As recently as January, 2013, those in and around Mary Lambert’s native Seattle could still happen upon her slinging cocktails behind a bar to make ends meet. Fast forward to a year later and the singer/songwriter of “Same Love’s” gorgeous hook “She Keeps Me Warm” has taken the Grammys’ stage with Macklemore and Ryan Lewis, and Madonna as part of the watershed moment where Queen Latifah officiated the marriages of 33 same and opposite-sex coupes on primetime television. By the time Lambert and Madonna sang the final notes of “She Keeps Me Warm” together, and those couples were declared legally wed, there was hardly a dry eye to be found in the Grammy audience or at home.
The 24-year-old musician and spoken word artist has had the year of her life beginning with “Same Love’s” chart-topping success and as a rallying cry for equality. She also signed with the major label Capitol Records and released Welcome to the Age of My Body, an EP that includes “She Keeps Me Warm,” but also features two of Lambert’s stunningly visceral spoken word poems.
Last fall Lambert sang with Jennifer Hudson at the Video Music Awards, and recently she’s toured with Macklemore and Lewis, and Tegan and Sara. This April, Lambert will play the Club Skirts Dinah Shore Weekend, the de facto spring break for lesbians.
If the meteoric rise of Lambert’s career weren’t enough to keep her busy, she’s also found new love in her life – The Voice finalist Michelle Chamuel, who was at Lambert’s side following that historic Grammys’ moment.
SheWired nabbed some time with Lambert to chat about her part in the Grammys’ wedding ceremony, how she did not lose it singing with the legendary Madonna, and on falling in love with Chamuel.
SheWired: Mary! You’re so famous now. I can’t believe you have time to talk to little old SheWired (this is admitted shameless fishing for love from Mary because she makes us happy).
Mary Lambert: Oh my god, I love SheWired, are you kidding me? You guys are so nice to me.
Well, we love you! First of all, congratulations on your big Grammy night.
I kind of lost my mind a little for you when I saw that you were singing with Madonna. How was that?
Incredible, I mean, what do you do? She’s freaking Madonna, and she’s singing your lyrics. In rehearsal I was so emotional. How do you not cry? The biggest thing was watching the couples in rehearsal exit, holding hands, they’re crying, they’re making eye contact, and they are mouthing, “thank you” to me. It was so beautiful.
What was your response when they told you you’d be singing with Madonna?
I freaked out! It was a total freak-out. I’m really analytical, so I wanted to be sure that it made sense conceptually and that it makes sense for the song. I thought about it and I was like, “This is the best possible thing that we could have done.” She was the right person for it.

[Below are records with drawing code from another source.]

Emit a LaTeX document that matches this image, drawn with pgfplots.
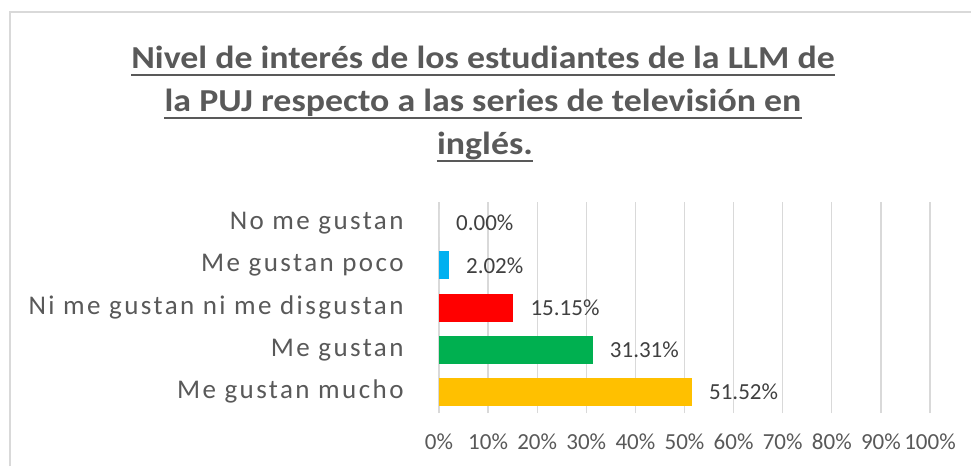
\documentclass[border=0pt]{standalone}
\usepackage{pgfplots}
\pgfplotsset{compat=1.18}
\usepackage{fontspec}
\setmainfont{Carlito}
\definecolor{txtgray}{HTML}{595959}
\definecolor{valgray}{HTML}{404040}
\definecolor{gridgray}{HTML}{D9D9D9}
\definecolor{cblue}{RGB}{0,176,240}
\definecolor{cred}{RGB}{255,0,0}
\definecolor{cgreen}{RGB}{0,176,80}
\definecolor{cgold}{RGB}{255,192,0}
\newcommand{\ttl}[1]{\scalebox{1.12}[1]{\fontsize{32}{38}\selectfont\bfseries #1}}
\begin{document}
\begin{tikzpicture}[x=1pt,y=1pt]
\path[use as bounding box, fill=white] (0,0) rectangle (971,466);
\draw[gridgray, line width=2pt] (10,0) -- (10,454) -- (971,454);
\begin{scope}[every node/.style={anchor=base, text=txtgray, inner sep=0pt}]
\node (t1) at (483,397) {\ttl{Nivel de interés de los estudiantes de la LLM de}};
\node (t2) at (483,354) {\ttl{la PUJ respecto a las series de televisión en}};
\node (t3) at (485,311) {\ttl{inglés.}};
\end{scope}
\foreach \n in {t1,t2,t3}{
  \draw[txtgray, line width=2.3pt] ([yshift=-5.8pt]\n.base west) -- ([yshift=-5.8pt]\n.base east);
}
\begin{axis}[
  at={(439pt,53pt)}, anchor=south west,
  scale only axis, width=491pt, height=211pt,
  xmin=0, xmax=100, ymin=-0.5, ymax=4.5,
  xbar, bar width=28pt, bar shift=0pt,
  axis line style={draw=none}, tick style={draw=none},
  xmajorgrids, grid style={gridgray, line width=1.3pt},
  xtick={0,10,...,100},
  xticklabels={0\%,10\%,20\%,30\%,40\%,50\%,60\%,70\%,80\%,90\%,100\%},
  xticklabel style={font=\fontsize{23}{27}\selectfont, text=txtgray, inner sep=0pt, anchor=center, yshift=-29pt},
  ytick={0,1,2,3,4},
  yticklabels={Me gustan mucho, Me gustan, Ni me gustan ni me disgustan, Me gustan poco, No me gustan},
  yticklabel style={font=\fontsize{27}{32}\selectfont\addfontfeature{LetterSpace=9}, text=txtgray, inner sep=0pt, anchor=east, xshift=-31pt},
  /pgf/number format/assume math mode=true,
  nodes near coords={\pgfmathprintnumber[fixed, fixed zerofill, precision=2, assume math mode=true]{\pgfplotspointmeta}\%},
  point meta=x,
  nodes near coords style={font=\fontsize{23}{27}\selectfont, text=valgray, anchor=west, inner sep=0pt, xshift=17pt},
  every axis plot/.append style={draw=none},
  clip=false,
]
\addplot[fill=cgold] coordinates {(51.52,0)};
\addplot[fill=cgreen] coordinates {(31.31,1)};
\addplot[fill=cred] coordinates {(15.15,2)};
\addplot[fill=cblue] coordinates {(2.02,3)};
\addplot[fill=white, draw=none] coordinates {(0,4)};
\end{axis}
\end{tikzpicture}
\end{document}
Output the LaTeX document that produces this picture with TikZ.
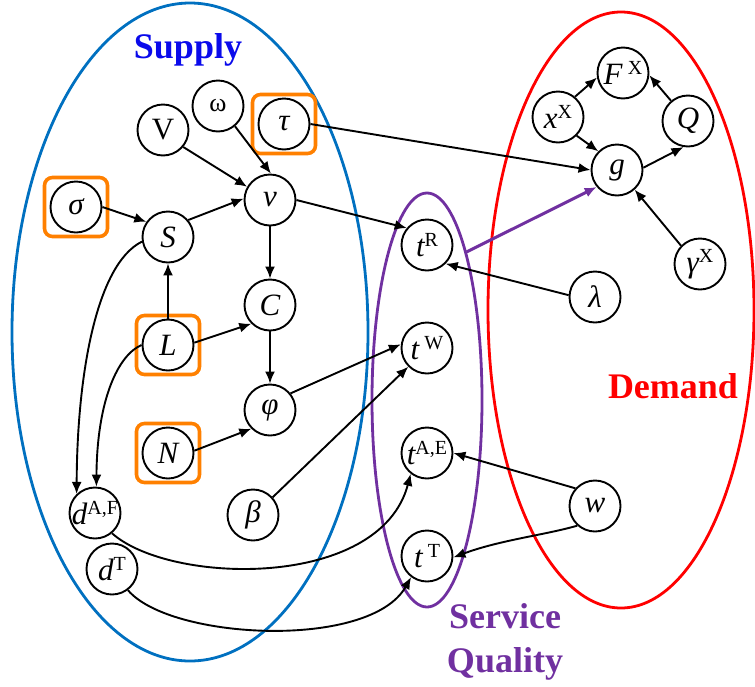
\documentclass[tikz,border=0pt]{standalone}
\usepackage{fontspec}
\setmainfont{Liberation Serif}
\usetikzlibrary{arrows.meta,shapes.geometric}
\definecolor{supc}{RGB}{0,112,192}
\definecolor{suptxt}{RGB}{10,10,235}
\definecolor{demc}{RGB}{255,0,0}
\definecolor{sqc}{RGB}{112,48,160}
\definecolor{orng}{RGB}{255,128,0}
\newcommand\zw[1]{\makebox[0pt]{#1}}
\newcommand\up[1]{\raisebox{10pt}{\fontsize{20}{20}\selectfont\upshape #1}}
\begin{document}
\begin{tikzpicture}[x=1pt,y=-1pt,
  nd/.style={circle,draw,line width=1.9pt,minimum size=51pt,inner sep=0pt,
    font=\fontsize{31}{31}\selectfont\itshape},
  obox/.style={draw=orng,line width=3.6pt,rounded corners=8pt,minimum width=63pt,
    minimum height=59pt,inner sep=0pt},
  grp/.style={ellipse,line width=2.8pt,inner sep=0pt},
  arr/.style={-{Latex[length=12pt,width=10pt]},line width=1.9pt},
  big/.style={font=\fontsize{36}{44}\selectfont\bfseries}]
\useasboundingbox (0,0) rectangle (755,686);
% groups
\node[grp,draw=supc,minimum width=356pt,minimum height=658pt] (supE) at (190,332) {};
\node[grp,draw=sqc,minimum width=110pt,minimum height=414pt] (sqE) at (427,400) {};
\node[grp,draw=demc,minimum width=266pt,minimum height=596pt] (demE) at (621,310) {};
% orange boxes
\node[obox] (tauB) at (284,124) {};
\node[obox] (sigB) at (76,207) {};
\node[obox] (LB) at (168,345) {};
\node[obox] (NB) at (168,453) {};
% nodes
\node[nd] (V) at (163,130) {\zw{\upshape V}};
\node[nd] (om) at (218,106) {\zw{\upshape\fontsize{26}{26}\selectfont ω}};
\node[nd] (tau) at (284,124) {\zw{τ}};
\node[nd] (sig) at (76,207) {\zw{σ}};
\node[nd] (S) at (168,237) {\zw{S}};
\node[nd] (v) at (270,200) {\zw{v}};
\node[nd] (C) at (270,305) {\zw{C}};
\node[nd] (L) at (168,345) {\zw{L}};
\node[nd] (phi) at (270,410) {\zw{φ}};
\node[nd] (N) at (168,453) {\zw{N}};
\node[nd] (beta) at (253,515) {\zw{β}};
\node[nd] (dAF) at (95,513) {\zw{d\up{A,F}}};
\node[nd] (dT) at (112,569) {\zw{d\up{T}}};
\node[nd] (tR) at (427,245) {\zw{t\up{R}}};
\node[nd] (tW) at (427,348) {\zw{t\,\up{W}}};
\node[nd] (tAE) at (427,453) {\zw{t\up{A,E}}};
\node[nd] (tT) at (427,556) {\zw{t\,\up{T}}};
\node[nd] (F) at (623,73) {\zw{F\,\up{X}}};
\node[nd] (xX) at (558,117) {\zw{x\up{X}}};
\node[nd] (Q) at (688,121) {\zw{Q}};
\node[nd] (g) at (617,170) {\zw{g}};
\node[nd] (gam) at (700,264) {\zw{γ\up{X}}};
\node[nd] (lam) at (595,297) {\zw{λ}};
\node[nd] (w) at (595,506) {\zw{w}};
% labels
\node[big,text=suptxt] (lsup) at (188,50) {Supply};
\node[big,text=demc] (ldem) at (673,386) {Demand};
\node[big,text=sqc,align=center] (lsq) at (505,642) {Service\\Quality};
% edges
\draw[arr] (V.-40) -- (v.150);
\draw[arr] (om.-50) -- (v.88);
\draw[arr] (tau.east) -- (g.west);
\draw[arr] (sig.east) -- (S.145);
\draw[arr] (S.40) -- (v.177);
\draw[arr] (v.south) -- (C.north);
\draw[arr] (v.east) -- (tR.140);
\draw[arr] (C.south) -- (phi.north);
\draw[arr] (L.north) -- (S.south);
\draw[arr] (L.5) -- (C.225);
\draw[arr] (N.5) -- (phi.225);
\draw[arr] (S.190) .. controls (95,265) and (77,380) .. (dAF.134);
\draw[arr] (L.180) .. controls (118,355) and (97,400) .. (dAF.87);
\draw[arr] (phi.39) -- (tW.172);
\draw[arr] (beta.42) -- (tW.225);
\draw[arr] (dAF.-50) .. controls (170,585) and (380,590) .. (tAE.232);
\draw[arr] (dT.-53) .. controls (170,640) and (370,650) .. (tT.233);
\draw[arr] (lam.176) -- (tR.-45);
\draw[arr] (w.138) -- (tAE.east);
\draw[arr] (w.228) .. controls (545,535) and (500,540) .. (tT.-3);
\draw[arr,draw=sqc,line width=3pt] (sqE.75) -- (g.220);
\draw[arr] (xX.50) -- (F.190);
\draw[arr] (xX.-45) -- (g.135);
\draw[arr] (Q.130) -- (F.-5);
\draw[arr] (g.5) -- (Q.-100);
\draw[arr] (gam.136) -- (g.-48);
\end{tikzpicture}
\end{document}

The whole performance was so emotional. People in the audience were crying, people at home were crying. I realize you are an artist and you have to compartmentalize but that seemed like an extraordinary scenario under which to keep it all together.
You have no idea. In the rehearsal leading up to it I couldn’t get through the song. I was just so choked up. The day before I had cried for about 10 hours straight. I couldn’t keep it together, and I even took my bipolar medication that day (laughs). I was just really, really emotional about it. And, Madonna wiped my tears… She was really sweet to me.
Madonna wiped your tears? I love that.
Everyone was really nice to me. But the day of the Grammys… I’m a performer, that’s what I do. That’s what I was born to do and you have to be on the whole day, especially during the red carpet doing press.
In the week following the Grammys alone there seemed to be a sea change in your visibility – you were on Access Hollywood… You are really in the limelight. How are you coping with the extra attention?
I don’t feel like I’ve shifted. I know that my schedule has shifted. But I feel like this is its natural course. I was born to do what I’m doing, so all of it feels like, “Okay, this is the next natural step.” I’m trying to take it in stride – being able to balance my personal life and my work life.
So much has happened in your career in just 12 months. What were you doing a year ago in January?
I was bartending. The song was released. I think we had finished up the first tour, but it wasn’t enough to sustain myself financially. I was bartending and I think I still worked occasional shifts at the French restaurant (laughs), and I was routing my own solo tour. I did a solo tour in the end of January that was really fun. It was a really good experience for me to be my own agent and to see how difficult that process is.